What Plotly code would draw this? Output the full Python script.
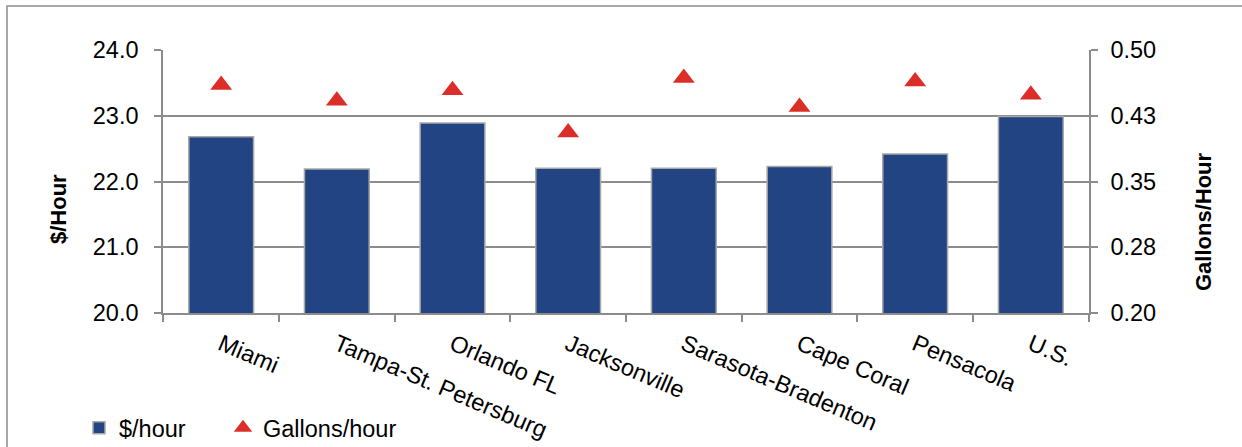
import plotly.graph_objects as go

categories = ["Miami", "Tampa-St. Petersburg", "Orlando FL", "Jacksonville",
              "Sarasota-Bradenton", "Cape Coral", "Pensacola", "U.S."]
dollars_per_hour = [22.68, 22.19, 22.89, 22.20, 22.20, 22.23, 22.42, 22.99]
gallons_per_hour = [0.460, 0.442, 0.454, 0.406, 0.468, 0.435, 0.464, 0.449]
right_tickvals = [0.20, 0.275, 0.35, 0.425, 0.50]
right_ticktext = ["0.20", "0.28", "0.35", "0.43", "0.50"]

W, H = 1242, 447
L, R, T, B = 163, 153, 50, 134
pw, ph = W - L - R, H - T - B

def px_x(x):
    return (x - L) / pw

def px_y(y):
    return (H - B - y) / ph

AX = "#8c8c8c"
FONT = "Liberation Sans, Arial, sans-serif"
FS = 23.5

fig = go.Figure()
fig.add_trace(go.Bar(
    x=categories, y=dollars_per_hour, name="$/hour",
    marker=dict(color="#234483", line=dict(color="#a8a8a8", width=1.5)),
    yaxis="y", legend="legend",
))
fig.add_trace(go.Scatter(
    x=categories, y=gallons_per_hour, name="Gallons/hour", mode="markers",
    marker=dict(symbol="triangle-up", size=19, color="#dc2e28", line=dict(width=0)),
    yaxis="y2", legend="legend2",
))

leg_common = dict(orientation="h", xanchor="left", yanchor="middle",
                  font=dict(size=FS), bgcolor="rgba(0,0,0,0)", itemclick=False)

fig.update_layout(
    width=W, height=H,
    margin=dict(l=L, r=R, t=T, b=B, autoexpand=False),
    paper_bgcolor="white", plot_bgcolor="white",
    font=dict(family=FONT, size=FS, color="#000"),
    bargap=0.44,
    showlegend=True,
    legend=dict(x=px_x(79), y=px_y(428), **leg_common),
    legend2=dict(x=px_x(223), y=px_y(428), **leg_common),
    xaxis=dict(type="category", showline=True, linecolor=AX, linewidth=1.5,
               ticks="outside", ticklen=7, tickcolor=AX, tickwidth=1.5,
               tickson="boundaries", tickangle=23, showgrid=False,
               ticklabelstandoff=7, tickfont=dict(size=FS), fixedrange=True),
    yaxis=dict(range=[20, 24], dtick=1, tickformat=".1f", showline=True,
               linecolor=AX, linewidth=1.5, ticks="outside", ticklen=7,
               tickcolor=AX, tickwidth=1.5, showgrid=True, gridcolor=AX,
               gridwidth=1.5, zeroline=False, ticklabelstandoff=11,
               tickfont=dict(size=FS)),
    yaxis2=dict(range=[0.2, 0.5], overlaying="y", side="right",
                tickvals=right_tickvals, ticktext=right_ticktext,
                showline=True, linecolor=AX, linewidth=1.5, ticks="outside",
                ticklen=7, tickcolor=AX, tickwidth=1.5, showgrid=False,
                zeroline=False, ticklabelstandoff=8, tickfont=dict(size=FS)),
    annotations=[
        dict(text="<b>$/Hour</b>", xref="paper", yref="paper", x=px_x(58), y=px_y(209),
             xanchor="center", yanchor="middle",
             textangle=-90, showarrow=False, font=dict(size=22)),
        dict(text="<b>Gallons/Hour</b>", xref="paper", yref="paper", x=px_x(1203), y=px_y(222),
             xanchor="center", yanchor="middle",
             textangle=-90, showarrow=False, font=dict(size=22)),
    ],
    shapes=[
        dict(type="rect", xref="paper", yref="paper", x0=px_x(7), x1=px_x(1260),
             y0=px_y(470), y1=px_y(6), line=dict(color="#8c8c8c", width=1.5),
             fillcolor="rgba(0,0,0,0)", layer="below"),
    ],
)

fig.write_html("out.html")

──────────

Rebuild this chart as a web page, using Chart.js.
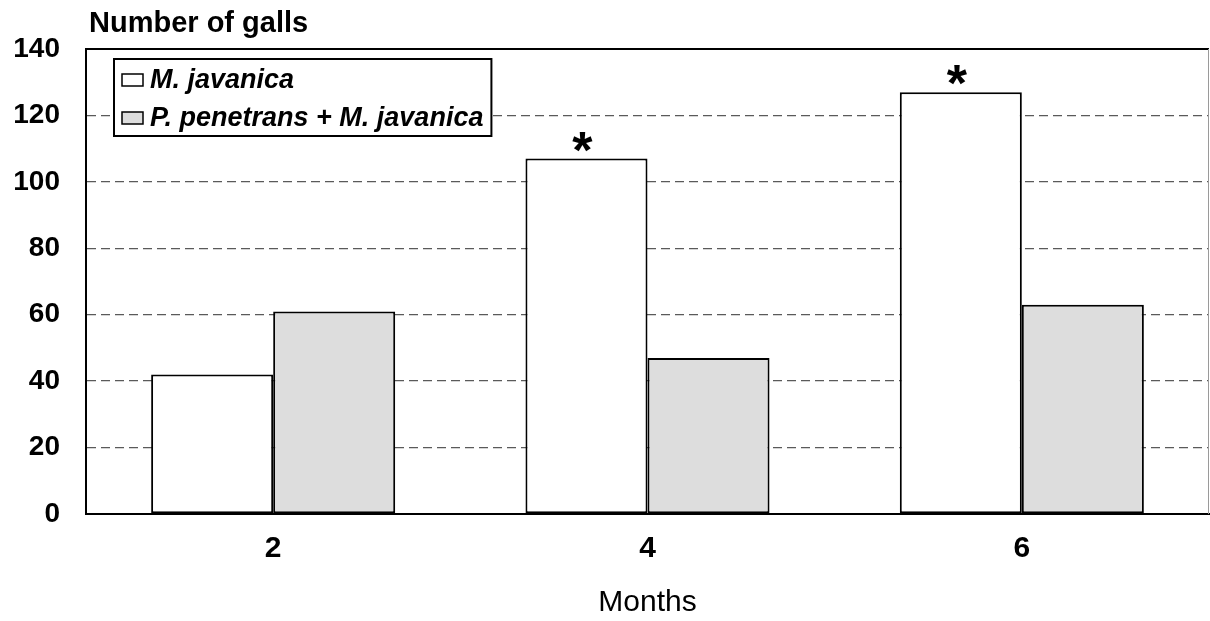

──────────

> **The exercise**:
Nothing but the lines from the one with "What Plotly code" through the one with "import plotly.graph_objects as go" is to be copied, exactly and ends included. Leave pictures out.

> **Worked solution**:
What Plotly code would draw this? Output the full Python script.
import plotly.graph_objects as go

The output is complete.